** start of Recorded information **
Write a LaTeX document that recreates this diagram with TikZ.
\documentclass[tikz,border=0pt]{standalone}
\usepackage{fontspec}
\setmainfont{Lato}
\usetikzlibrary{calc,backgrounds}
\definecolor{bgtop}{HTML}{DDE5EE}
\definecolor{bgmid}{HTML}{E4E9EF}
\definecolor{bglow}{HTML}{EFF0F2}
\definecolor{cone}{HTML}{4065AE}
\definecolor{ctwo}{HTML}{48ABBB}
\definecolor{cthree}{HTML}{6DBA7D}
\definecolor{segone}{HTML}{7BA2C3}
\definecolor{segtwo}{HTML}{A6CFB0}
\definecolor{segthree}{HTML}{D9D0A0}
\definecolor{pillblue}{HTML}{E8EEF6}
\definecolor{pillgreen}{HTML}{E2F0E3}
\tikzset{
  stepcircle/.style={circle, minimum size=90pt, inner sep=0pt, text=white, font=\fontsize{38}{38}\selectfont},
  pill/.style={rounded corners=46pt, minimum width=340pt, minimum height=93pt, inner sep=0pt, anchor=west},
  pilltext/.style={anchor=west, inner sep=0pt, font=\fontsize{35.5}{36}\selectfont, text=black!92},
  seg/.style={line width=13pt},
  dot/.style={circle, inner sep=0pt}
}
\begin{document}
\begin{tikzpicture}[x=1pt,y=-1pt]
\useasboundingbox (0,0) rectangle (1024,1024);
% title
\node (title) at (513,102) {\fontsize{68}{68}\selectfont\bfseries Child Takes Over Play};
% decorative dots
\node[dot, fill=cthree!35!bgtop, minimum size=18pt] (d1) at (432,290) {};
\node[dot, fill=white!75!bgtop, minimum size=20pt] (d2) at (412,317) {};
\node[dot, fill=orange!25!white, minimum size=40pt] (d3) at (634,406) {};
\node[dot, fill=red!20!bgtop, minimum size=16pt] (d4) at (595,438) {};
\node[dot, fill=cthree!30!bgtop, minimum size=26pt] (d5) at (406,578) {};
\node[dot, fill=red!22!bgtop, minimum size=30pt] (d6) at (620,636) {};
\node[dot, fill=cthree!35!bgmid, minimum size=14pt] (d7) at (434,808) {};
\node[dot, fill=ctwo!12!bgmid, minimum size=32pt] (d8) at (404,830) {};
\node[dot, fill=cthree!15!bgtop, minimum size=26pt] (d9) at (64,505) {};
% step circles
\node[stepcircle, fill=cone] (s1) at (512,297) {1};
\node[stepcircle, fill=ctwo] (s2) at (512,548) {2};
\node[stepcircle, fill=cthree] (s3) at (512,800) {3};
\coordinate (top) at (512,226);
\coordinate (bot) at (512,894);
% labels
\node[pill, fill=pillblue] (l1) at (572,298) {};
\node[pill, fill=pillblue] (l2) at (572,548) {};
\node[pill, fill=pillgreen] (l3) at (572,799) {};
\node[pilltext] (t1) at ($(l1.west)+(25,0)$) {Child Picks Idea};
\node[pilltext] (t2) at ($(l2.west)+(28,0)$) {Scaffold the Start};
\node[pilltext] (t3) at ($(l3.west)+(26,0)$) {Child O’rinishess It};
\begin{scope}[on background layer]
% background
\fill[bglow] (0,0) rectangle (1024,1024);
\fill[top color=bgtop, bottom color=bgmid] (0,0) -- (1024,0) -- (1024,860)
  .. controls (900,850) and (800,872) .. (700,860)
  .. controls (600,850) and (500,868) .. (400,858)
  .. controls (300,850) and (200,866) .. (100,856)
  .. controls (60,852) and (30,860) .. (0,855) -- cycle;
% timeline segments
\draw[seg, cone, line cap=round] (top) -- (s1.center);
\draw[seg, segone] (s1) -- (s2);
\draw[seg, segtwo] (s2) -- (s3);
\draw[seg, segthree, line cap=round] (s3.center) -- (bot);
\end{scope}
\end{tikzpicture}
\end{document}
** end of Recorded information **
• Directions:
Extract the whole listing, character for character.

• Solution for this task:
Write a LaTeX document that recreates this diagram with TikZ.
\documentclass[tikz,border=0pt]{standalone}
\usepackage{fontspec}
\setmainfont{Lato}
\usetikzlibrary{calc,backgrounds}
\definecolor{bgtop}{HTML}{DDE5EE}
\definecolor{bgmid}{HTML}{E4E9EF}
\definecolor{bglow}{HTML}{EFF0F2}
\definecolor{cone}{HTML}{4065AE}
\definecolor{ctwo}{HTML}{48ABBB}
\definecolor{cthree}{HTML}{6DBA7D}
\definecolor{segone}{HTML}{7BA2C3}
\definecolor{segtwo}{HTML}{A6CFB0}
\definecolor{segthree}{HTML}{D9D0A0}
\definecolor{pillblue}{HTML}{E8EEF6}
\definecolor{pillgreen}{HTML}{E2F0E3}
\tikzset{
  stepcircle/.style={circle, minimum size=90pt, inner sep=0pt, text=white, font=\fontsize{38}{38}\selectfont},
  pill/.style={rounded corners=46pt, minimum width=340pt, minimum height=93pt, inner sep=0pt, anchor=west},
  pilltext/.style={anchor=west, inner sep=0pt, font=\fontsize{35.5}{36}\selectfont, text=black!92},
  seg/.style={line width=13pt},
  dot/.style={circle, inner sep=0pt}
}
\begin{document}
\begin{tikzpicture}[x=1pt,y=-1pt]
\useasboundingbox (0,0) rectangle (1024,1024);
% title
\node (title) at (513,102) {\fontsize{68}{68}\selectfont\bfseries Child Takes Over Play};
% decorative dots
\node[dot, fill=cthree!35!bgtop, minimum size=18pt] (d1) at (432,290) {};
\node[dot, fill=white!75!bgtop, minimum size=20pt] (d2) at (412,317) {};
\node[dot, fill=orange!25!white, minimum size=40pt] (d3) at (634,406) {};
\node[dot, fill=red!20!bgtop, minimum size=16pt] (d4) at (595,438) {};
\node[dot, fill=cthree!30!bgtop, minimum size=26pt] (d5) at (406,578) {};
\node[dot, fill=red!22!bgtop, minimum size=30pt] (d6) at (620,636) {};
\node[dot, fill=cthree!35!bgmid, minimum size=14pt] (d7) at (434,808) {};
\node[dot, fill=ctwo!12!bgmid, minimum size=32pt] (d8) at (404,830) {};
\node[dot, fill=cthree!15!bgtop, minimum size=26pt] (d9) at (64,505) {};
% step circles
\node[stepcircle, fill=cone] (s1) at (512,297) {1};
\node[stepcircle, fill=ctwo] (s2) at (512,548) {2};
\node[stepcircle, fill=cthree] (s3) at (512,800) {3};
\coordinate (top) at (512,226);
\coordinate (bot) at (512,894);
% labels
\node[pill, fill=pillblue] (l1) at (572,298) {};
\node[pill, fill=pillblue] (l2) at (572,548) {};
\node[pill, fill=pillgreen] (l3) at (572,799) {};
\node[pilltext] (t1) at ($(l1.west)+(25,0)$) {Child Picks Idea};
\node[pilltext] (t2) at ($(l2.west)+(28,0)$) {Scaffold the Start};
\node[pilltext] (t3) at ($(l3.west)+(26,0)$) {Child O’rinishess It};
\begin{scope}[on background layer]
% background
\fill[bglow] (0,0) rectangle (1024,1024);
\fill[top color=bgtop, bottom color=bgmid] (0,0) -- (1024,0) -- (1024,860)
  .. controls (900,850) and (800,872) .. (700,860)
  .. controls (600,850) and (500,868) .. (400,858)
  .. controls (300,850) and (200,866) .. (100,856)
  .. controls (60,852) and (30,860) .. (0,855) -- cycle;
% timeline segments
\draw[seg, cone, line cap=round] (top) -- (s1.center);
\draw[seg, segone] (s1) -- (s2);
\draw[seg, segtwo] (s2) -- (s3);
\draw[seg, segthree, line cap=round] (s3.center) -- (bot);
\end{scope}
\end{tikzpicture}
\end{document}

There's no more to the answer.